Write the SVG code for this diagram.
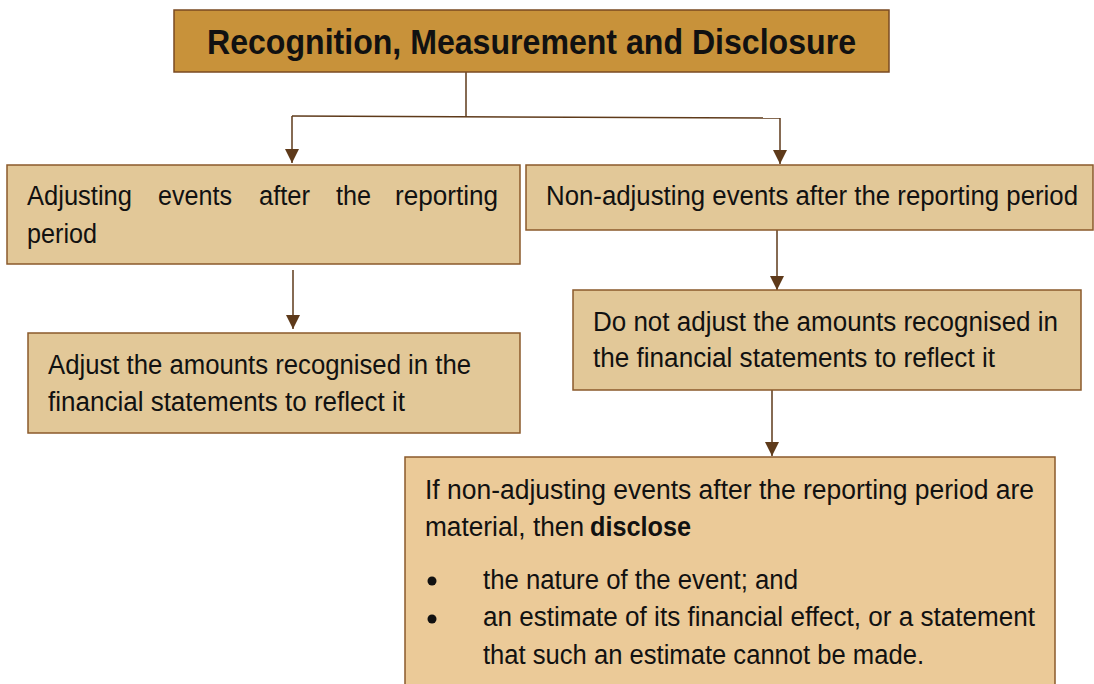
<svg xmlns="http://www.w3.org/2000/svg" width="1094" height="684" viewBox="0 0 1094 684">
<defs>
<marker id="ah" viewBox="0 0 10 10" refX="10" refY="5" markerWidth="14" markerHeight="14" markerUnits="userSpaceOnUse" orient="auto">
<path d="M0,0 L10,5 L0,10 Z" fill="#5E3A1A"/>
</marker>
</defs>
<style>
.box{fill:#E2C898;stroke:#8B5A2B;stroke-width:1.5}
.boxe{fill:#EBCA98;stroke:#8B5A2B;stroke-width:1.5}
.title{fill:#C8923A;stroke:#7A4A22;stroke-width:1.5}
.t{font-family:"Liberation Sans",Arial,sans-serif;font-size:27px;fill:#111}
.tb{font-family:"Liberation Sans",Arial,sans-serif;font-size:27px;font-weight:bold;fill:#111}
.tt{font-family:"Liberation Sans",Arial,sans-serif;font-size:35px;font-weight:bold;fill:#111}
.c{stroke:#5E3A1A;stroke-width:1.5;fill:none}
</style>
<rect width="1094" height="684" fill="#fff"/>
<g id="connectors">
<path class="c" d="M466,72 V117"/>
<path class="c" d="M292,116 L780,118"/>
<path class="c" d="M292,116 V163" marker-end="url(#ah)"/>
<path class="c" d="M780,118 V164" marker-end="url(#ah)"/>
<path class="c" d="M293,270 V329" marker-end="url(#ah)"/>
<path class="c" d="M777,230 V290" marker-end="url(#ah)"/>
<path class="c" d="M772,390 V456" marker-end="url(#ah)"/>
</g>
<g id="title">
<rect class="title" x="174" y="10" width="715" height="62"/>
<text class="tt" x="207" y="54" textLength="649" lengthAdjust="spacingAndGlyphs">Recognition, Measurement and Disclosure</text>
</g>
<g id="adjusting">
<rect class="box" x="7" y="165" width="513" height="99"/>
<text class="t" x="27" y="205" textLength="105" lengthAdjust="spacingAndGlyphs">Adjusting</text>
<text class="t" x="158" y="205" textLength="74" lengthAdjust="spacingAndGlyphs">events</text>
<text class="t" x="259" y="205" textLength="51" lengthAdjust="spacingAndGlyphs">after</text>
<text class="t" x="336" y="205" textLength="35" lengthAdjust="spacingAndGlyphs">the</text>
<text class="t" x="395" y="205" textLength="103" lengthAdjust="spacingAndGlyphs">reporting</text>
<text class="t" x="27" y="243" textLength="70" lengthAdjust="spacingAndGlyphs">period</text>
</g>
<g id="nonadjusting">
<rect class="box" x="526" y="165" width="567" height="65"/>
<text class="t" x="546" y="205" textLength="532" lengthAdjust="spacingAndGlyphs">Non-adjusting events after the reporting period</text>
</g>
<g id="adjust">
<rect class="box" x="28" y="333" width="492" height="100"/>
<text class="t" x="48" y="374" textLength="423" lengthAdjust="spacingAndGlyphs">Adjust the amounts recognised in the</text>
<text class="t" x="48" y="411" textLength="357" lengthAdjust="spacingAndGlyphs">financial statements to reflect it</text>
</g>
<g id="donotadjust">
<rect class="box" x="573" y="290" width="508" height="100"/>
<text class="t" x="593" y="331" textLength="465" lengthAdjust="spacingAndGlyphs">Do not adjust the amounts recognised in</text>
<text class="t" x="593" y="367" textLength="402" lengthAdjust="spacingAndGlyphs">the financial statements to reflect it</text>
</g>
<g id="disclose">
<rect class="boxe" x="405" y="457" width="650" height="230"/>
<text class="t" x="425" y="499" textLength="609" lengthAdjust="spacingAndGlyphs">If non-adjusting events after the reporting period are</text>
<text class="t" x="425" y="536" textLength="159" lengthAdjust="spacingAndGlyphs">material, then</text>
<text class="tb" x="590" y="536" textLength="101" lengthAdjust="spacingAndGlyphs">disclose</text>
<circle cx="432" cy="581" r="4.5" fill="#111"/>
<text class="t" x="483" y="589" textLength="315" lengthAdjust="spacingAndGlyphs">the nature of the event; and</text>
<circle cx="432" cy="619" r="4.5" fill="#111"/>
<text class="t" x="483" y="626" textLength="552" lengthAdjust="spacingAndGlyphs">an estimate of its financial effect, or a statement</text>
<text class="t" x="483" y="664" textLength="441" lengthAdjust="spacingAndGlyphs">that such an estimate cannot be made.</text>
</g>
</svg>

[Task to complete] Copy all the data exactly as written, but skip any picture.

[Task response]
Write the SVG code for this diagram.
<svg xmlns="http://www.w3.org/2000/svg" width="1094" height="684" viewBox="0 0 1094 684">
<defs>
<marker id="ah" viewBox="0 0 10 10" refX="10" refY="5" markerWidth="14" markerHeight="14" markerUnits="userSpaceOnUse" orient="auto">
<path d="M0,0 L10,5 L0,10 Z" fill="#5E3A1A"/>
</marker>
</defs>
<style>
.box{fill:#E2C898;stroke:#8B5A2B;stroke-width:1.5}
.boxe{fill:#EBCA98;stroke:#8B5A2B;stroke-width:1.5}
.title{fill:#C8923A;stroke:#7A4A22;stroke-width:1.5}
.t{font-family:"Liberation Sans",Arial,sans-serif;font-size:27px;fill:#111}
.tb{font-family:"Liberation Sans",Arial,sans-serif;font-size:27px;font-weight:bold;fill:#111}
.tt{font-family:"Liberation Sans",Arial,sans-serif;font-size:35px;font-weight:bold;fill:#111}
.c{stroke:#5E3A1A;stroke-width:1.5;fill:none}
</style>
<rect width="1094" height="684" fill="#fff"/>
<g id="connectors">
<path class="c" d="M466,72 V117"/>
<path class="c" d="M292,116 L780,118"/>
<path class="c" d="M292,116 V163" marker-end="url(#ah)"/>
<path class="c" d="M780,118 V164" marker-end="url(#ah)"/>
<path class="c" d="M293,270 V329" marker-end="url(#ah)"/>
<path class="c" d="M777,230 V290" marker-end="url(#ah)"/>
<path class="c" d="M772,390 V456" marker-end="url(#ah)"/>
</g>
<g id="title">
<rect class="title" x="174" y="10" width="715" height="62"/>
<text class="tt" x="207" y="54" textLength="649" lengthAdjust="spacingAndGlyphs">Recognition, Measurement and Disclosure</text>
</g>
<g id="adjusting">
<rect class="box" x="7" y="165" width="513" height="99"/>
<text class="t" x="27" y="205" textLength="105" lengthAdjust="spacingAndGlyphs">Adjusting</text>
<text class="t" x="158" y="205" textLength="74" lengthAdjust="spacingAndGlyphs">events</text>
<text class="t" x="259" y="205" textLength="51" lengthAdjust="spacingAndGlyphs">after</text>
<text class="t" x="336" y="205" textLength="35" lengthAdjust="spacingAndGlyphs">the</text>
<text class="t" x="395" y="205" textLength="103" lengthAdjust="spacingAndGlyphs">reporting</text>
<text class="t" x="27" y="243" textLength="70" lengthAdjust="spacingAndGlyphs">period</text>
</g>
<g id="nonadjusting">
<rect class="box" x="526" y="165" width="567" height="65"/>
<text class="t" x="546" y="205" textLength="532" lengthAdjust="spacingAndGlyphs">Non-adjusting events after the reporting period</text>
</g>
<g id="adjust">
<rect class="box" x="28" y="333" width="492" height="100"/>
<text class="t" x="48" y="374" textLength="423" lengthAdjust="spacingAndGlyphs">Adjust the amounts recognised in the</text>
<text class="t" x="48" y="411" textLength="357" lengthAdjust="spacingAndGlyphs">financial statements to reflect it</text>
</g>
<g id="donotadjust">
<rect class="box" x="573" y="290" width="508" height="100"/>
<text class="t" x="593" y="331" textLength="465" lengthAdjust="spacingAndGlyphs">Do not adjust the amounts recognised in</text>
<text class="t" x="593" y="367" textLength="402" lengthAdjust="spacingAndGlyphs">the financial statements to reflect it</text>
</g>
<g id="disclose">
<rect class="boxe" x="405" y="457" width="650" height="230"/>
<text class="t" x="425" y="499" textLength="609" lengthAdjust="spacingAndGlyphs">If non-adjusting events after the reporting period are</text>
<text class="t" x="425" y="536" textLength="159" lengthAdjust="spacingAndGlyphs">material, then</text>
<text class="tb" x="590" y="536" textLength="101" lengthAdjust="spacingAndGlyphs">disclose</text>
<circle cx="432" cy="581" r="4.5" fill="#111"/>
<text class="t" x="483" y="589" textLength="315" lengthAdjust="spacingAndGlyphs">the nature of the event; and</text>
<circle cx="432" cy="619" r="4.5" fill="#111"/>
<text class="t" x="483" y="626" textLength="552" lengthAdjust="spacingAndGlyphs">an estimate of its financial effect, or a statement</text>
<text class="t" x="483" y="664" textLength="441" lengthAdjust="spacingAndGlyphs">that such an estimate cannot be made.</text>
</g>
</svg>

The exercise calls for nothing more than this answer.